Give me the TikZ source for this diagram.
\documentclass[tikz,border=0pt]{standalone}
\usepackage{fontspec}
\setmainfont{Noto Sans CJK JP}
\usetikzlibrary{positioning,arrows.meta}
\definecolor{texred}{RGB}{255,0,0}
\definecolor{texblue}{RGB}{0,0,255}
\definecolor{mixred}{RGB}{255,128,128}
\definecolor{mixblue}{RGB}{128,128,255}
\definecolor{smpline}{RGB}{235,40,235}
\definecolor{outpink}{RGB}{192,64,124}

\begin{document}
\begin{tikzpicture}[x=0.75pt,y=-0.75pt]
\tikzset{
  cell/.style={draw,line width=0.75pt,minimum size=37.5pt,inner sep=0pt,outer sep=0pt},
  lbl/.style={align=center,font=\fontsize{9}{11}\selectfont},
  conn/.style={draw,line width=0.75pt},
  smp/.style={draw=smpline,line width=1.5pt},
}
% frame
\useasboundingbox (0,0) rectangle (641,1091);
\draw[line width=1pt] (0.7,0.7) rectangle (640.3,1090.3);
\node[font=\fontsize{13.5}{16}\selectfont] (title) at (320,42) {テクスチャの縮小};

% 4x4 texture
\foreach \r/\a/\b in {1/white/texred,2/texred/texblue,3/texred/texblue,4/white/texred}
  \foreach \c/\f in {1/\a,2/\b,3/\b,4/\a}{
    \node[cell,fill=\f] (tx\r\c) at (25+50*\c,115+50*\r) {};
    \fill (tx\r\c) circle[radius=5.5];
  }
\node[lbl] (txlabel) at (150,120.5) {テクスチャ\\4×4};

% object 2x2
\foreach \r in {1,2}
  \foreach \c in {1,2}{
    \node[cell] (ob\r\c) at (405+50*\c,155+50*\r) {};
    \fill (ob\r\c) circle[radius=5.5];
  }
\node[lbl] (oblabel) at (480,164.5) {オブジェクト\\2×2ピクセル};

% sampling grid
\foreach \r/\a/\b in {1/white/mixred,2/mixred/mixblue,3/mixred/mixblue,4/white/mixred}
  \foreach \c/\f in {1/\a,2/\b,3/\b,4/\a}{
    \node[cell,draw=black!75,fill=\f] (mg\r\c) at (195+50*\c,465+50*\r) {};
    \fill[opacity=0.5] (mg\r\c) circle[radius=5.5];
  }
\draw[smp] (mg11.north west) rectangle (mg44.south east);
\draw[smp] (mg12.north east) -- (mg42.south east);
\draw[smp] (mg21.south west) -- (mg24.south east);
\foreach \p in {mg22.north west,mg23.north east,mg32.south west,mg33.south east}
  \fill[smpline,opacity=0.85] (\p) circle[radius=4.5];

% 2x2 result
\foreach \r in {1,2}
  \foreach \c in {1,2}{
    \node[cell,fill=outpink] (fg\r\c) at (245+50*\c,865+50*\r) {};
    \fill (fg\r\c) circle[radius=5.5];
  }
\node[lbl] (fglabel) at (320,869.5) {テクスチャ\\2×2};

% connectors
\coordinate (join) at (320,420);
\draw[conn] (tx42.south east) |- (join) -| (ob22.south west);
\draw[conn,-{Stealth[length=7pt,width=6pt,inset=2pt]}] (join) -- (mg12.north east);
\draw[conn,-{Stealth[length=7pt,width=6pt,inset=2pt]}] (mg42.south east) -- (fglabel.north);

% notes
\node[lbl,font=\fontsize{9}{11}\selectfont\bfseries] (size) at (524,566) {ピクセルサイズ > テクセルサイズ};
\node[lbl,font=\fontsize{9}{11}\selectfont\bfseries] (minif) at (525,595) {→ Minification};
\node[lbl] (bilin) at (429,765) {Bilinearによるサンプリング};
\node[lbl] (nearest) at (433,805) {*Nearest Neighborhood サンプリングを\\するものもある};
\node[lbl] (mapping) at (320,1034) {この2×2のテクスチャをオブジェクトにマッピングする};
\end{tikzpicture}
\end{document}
----
#### EXERCISE DIRECTIONS:
Up to and including the line with "(oblabel) at (480,164.5)", repeat the data exactly, starting from its first line; nothing else belongs in the response.

#### THE RESULT:
Give me the TikZ source for this diagram.
\documentclass[tikz,border=0pt]{standalone}
\usepackage{fontspec}
\setmainfont{Noto Sans CJK JP}
\usetikzlibrary{positioning,arrows.meta}
\definecolor{texred}{RGB}{255,0,0}
\definecolor{texblue}{RGB}{0,0,255}
\definecolor{mixred}{RGB}{255,128,128}
\definecolor{mixblue}{RGB}{128,128,255}
\definecolor{smpline}{RGB}{235,40,235}
\definecolor{outpink}{RGB}{192,64,124}

\begin{document}
\begin{tikzpicture}[x=0.75pt,y=-0.75pt]
\tikzset{
  cell/.style={draw,line width=0.75pt,minimum size=37.5pt,inner sep=0pt,outer sep=0pt},
  lbl/.style={align=center,font=\fontsize{9}{11}\selectfont},
  conn/.style={draw,line width=0.75pt},
  smp/.style={draw=smpline,line width=1.5pt},
}
% frame
\useasboundingbox (0,0) rectangle (641,1091);
\draw[line width=1pt] (0.7,0.7) rectangle (640.3,1090.3);
\node[font=\fontsize{13.5}{16}\selectfont] (title) at (320,42) {テクスチャの縮小};

% 4x4 texture
\foreach \r/\a/\b in {1/white/texred,2/texred/texblue,3/texred/texblue,4/white/texred}
  \foreach \c/\f in {1/\a,2/\b,3/\b,4/\a}{
    \node[cell,fill=\f] (tx\r\c) at (25+50*\c,115+50*\r) {};
    \fill (tx\r\c) circle[radius=5.5];
  }
\node[lbl] (txlabel) at (150,120.5) {テクスチャ\\4×4};

% object 2x2
\foreach \r in {1,2}
  \foreach \c in {1,2}{
    \node[cell] (ob\r\c) at (405+50*\c,155+50*\r) {};
    \fill (ob\r\c) circle[radius=5.5];
  }
\node[lbl] (oblabel) at (480,164.5) {オブジェクト\\2×2ピクセル};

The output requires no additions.